Start

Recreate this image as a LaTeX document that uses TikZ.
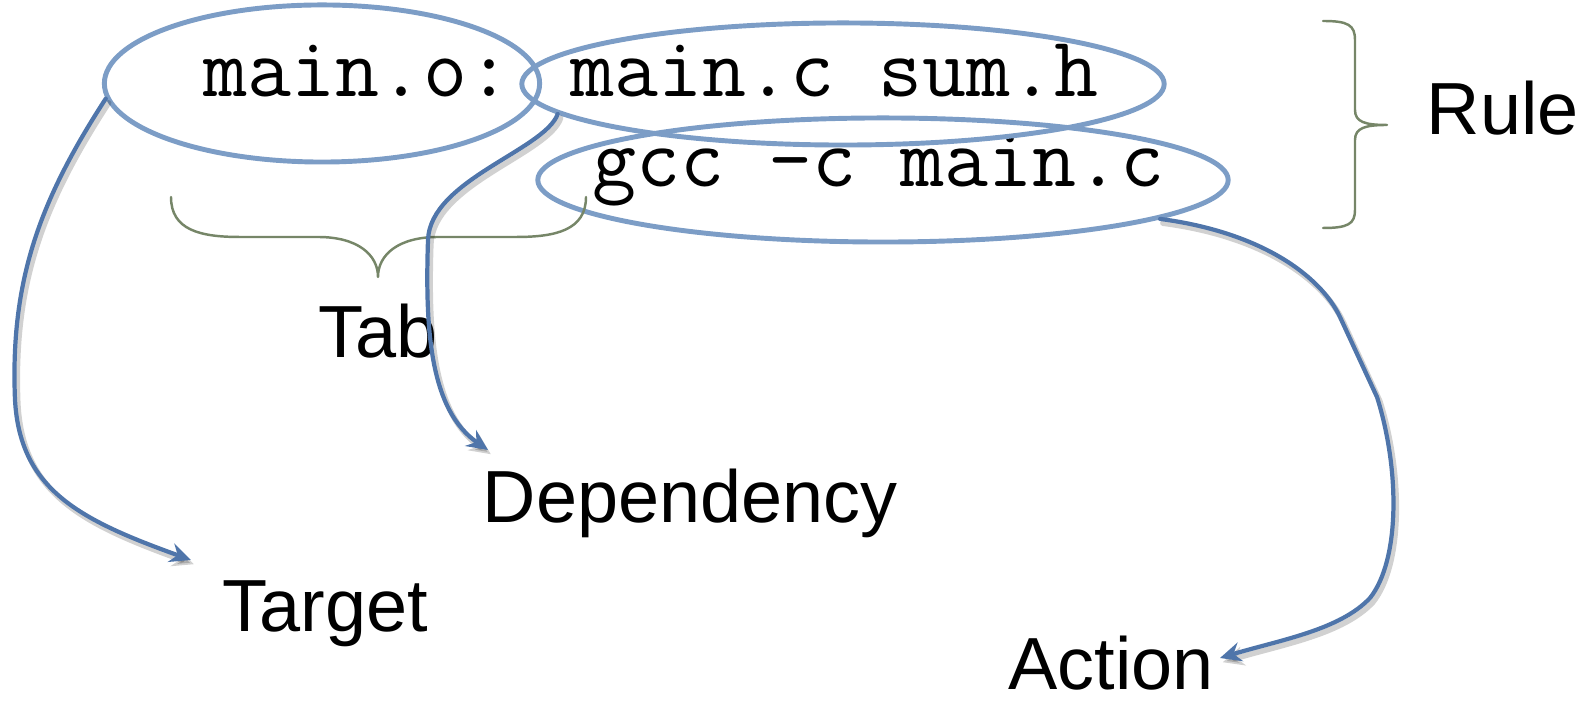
\documentclass[tikz,border=0pt]{standalone}
\usepackage{fontspec}
\setmainfont{Liberation Sans}
\usetikzlibrary{arrows.meta, shapes.geometric}

\definecolor{ringblue}{RGB}{124,157,198}
\definecolor{arrowblue}{RGB}{79,117,170}
\definecolor{braceolive}{RGB}{118,134,104}

\begin{document}
\begin{tikzpicture}[x=0.01cm, y=-0.01cm, line join=round, line cap=round,
    ring/.style={ellipse, draw=ringblue, line width=1.4pt, inner sep=0pt},
    pointer/.style={draw=arrowblue, line width=1.2pt,
        -{Stealth[length=6pt, width=5.5pt, inset=2pt]},
        preaction={draw=black, opacity=0.18, line width=1.6pt,
            transform canvas={shift={(0.8pt,-1.2pt)}}}},
    bracket/.style={draw=braceolive, line width=0.7pt},
    code/.style={font=\ttfamily\fontsize{24.3}{28}\selectfont, inner sep=0pt, anchor=base west},
    word/.style={font=\fontsize{21}{24}\selectfont, inner sep=0pt, anchor=base west}]

    % 1. Frame
    \useasboundingbox (0,0) rectangle (1581,701);

    % 2. Make rule text
    \node[code] (ruleLine) at (203,97) {main.o: main.c sum.h};
    \node[code] (cmdLine) at (592,187) {gcc \textendash c main.c};

    % 3. Rings round the parts
    \node[ring, minimum width=4.35cm, minimum height=1.57cm] (ringTarget) at (322,83.5) {};
    \node[ring, minimum width=6.42cm, minimum height=1.22cm] (ringDeps) at (843,84) {};
    \node[ring, minimum width=6.9cm, minimum height=1.24cm] (ringCmd) at (883,180) {};

    % 4. Labels
    \node[word] (tab) at (318,358) {Tab};
    \node[word] (target) at (222,632) {Target};
    \node[word] (dependency) at (482,523) {Dependency};
    \node[word] (action) at (1008,690) {Action};
    \node[word] (rule) at (1426,135) {Rule};

    % arrow tips
    \coordinate (targetTip) at (191,560);
    \coordinate (depTip) at (488,450);
    \coordinate (actionTip) at (1220,658);

    % 5. Braces
    \draw[bracket] (171,197) .. controls (171,230) and (200,237) .. (240,237) -- (318,237)
        .. controls (358,237) and (378,255) .. (378,277)
        .. controls (378,255) and (398,237) .. (438,237) -- (516,237)
        .. controls (556,237) and (586,230) .. (586,197);
    \draw[bracket] (1323,21) .. controls (1348,21) and (1355,25) .. (1355,40) -- (1355,110)
        .. controls (1355,122) and (1365,125) .. (1387,125)
        .. controls (1365,125) and (1355,128) .. (1355,140) -- (1355,210)
        .. controls (1355,224) and (1348,228) .. (1323,228);

    % 6. Arrows
    \draw[pointer] (ringTarget.184) .. controls (40,200) and (10,280) .. (15,400)
        .. controls (20,490) and (80,520) .. (targetTip);
    \draw[pointer] (ringDeps.186.5) .. controls (545,150) and (430,180) .. (428,240)
        .. controls (425,330) and (430,410) .. (depTip);
    \draw[pointer] (ringCmd.-8) .. controls (1260,232) and (1320,275) .. (1340,317) -- (1377,397)
        .. controls (1400,470) and (1400,560) .. (1370,598)
        .. controls (1340,630) and (1280,640) .. (actionTip);
\end{tikzpicture}
\end{document}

End

(Task objective)
Transcribe exactly, with no pictures, the lines running from the first line of the material through the line holding "minimum width=6.9cm, minimum".

(Answer to this task)
Recreate this image as a LaTeX document that uses TikZ.
\documentclass[tikz,border=0pt]{standalone}
\usepackage{fontspec}
\setmainfont{Liberation Sans}
\usetikzlibrary{arrows.meta, shapes.geometric}

\definecolor{ringblue}{RGB}{124,157,198}
\definecolor{arrowblue}{RGB}{79,117,170}
\definecolor{braceolive}{RGB}{118,134,104}

\begin{document}
\begin{tikzpicture}[x=0.01cm, y=-0.01cm, line join=round, line cap=round,
    ring/.style={ellipse, draw=ringblue, line width=1.4pt, inner sep=0pt},
    pointer/.style={draw=arrowblue, line width=1.2pt,
        -{Stealth[length=6pt, width=5.5pt, inset=2pt]},
        preaction={draw=black, opacity=0.18, line width=1.6pt,
            transform canvas={shift={(0.8pt,-1.2pt)}}}},
    bracket/.style={draw=braceolive, line width=0.7pt},
    code/.style={font=\ttfamily\fontsize{24.3}{28}\selectfont, inner sep=0pt, anchor=base west},
    word/.style={font=\fontsize{21}{24}\selectfont, inner sep=0pt, anchor=base west}]

    % 1. Frame
    \useasboundingbox (0,0) rectangle (1581,701);

    % 2. Make rule text
    \node[code] (ruleLine) at (203,97) {main.o: main.c sum.h};
    \node[code] (cmdLine) at (592,187) {gcc \textendash c main.c};

    % 3. Rings round the parts
    \node[ring, minimum width=4.35cm, minimum height=1.57cm] (ringTarget) at (322,83.5) {};
    \node[ring, minimum width=6.42cm, minimum height=1.22cm] (ringDeps) at (843,84) {};
    \node[ring, minimum width=6.9cm, minimum height=1.24cm] (ringCmd) at (883,180) {};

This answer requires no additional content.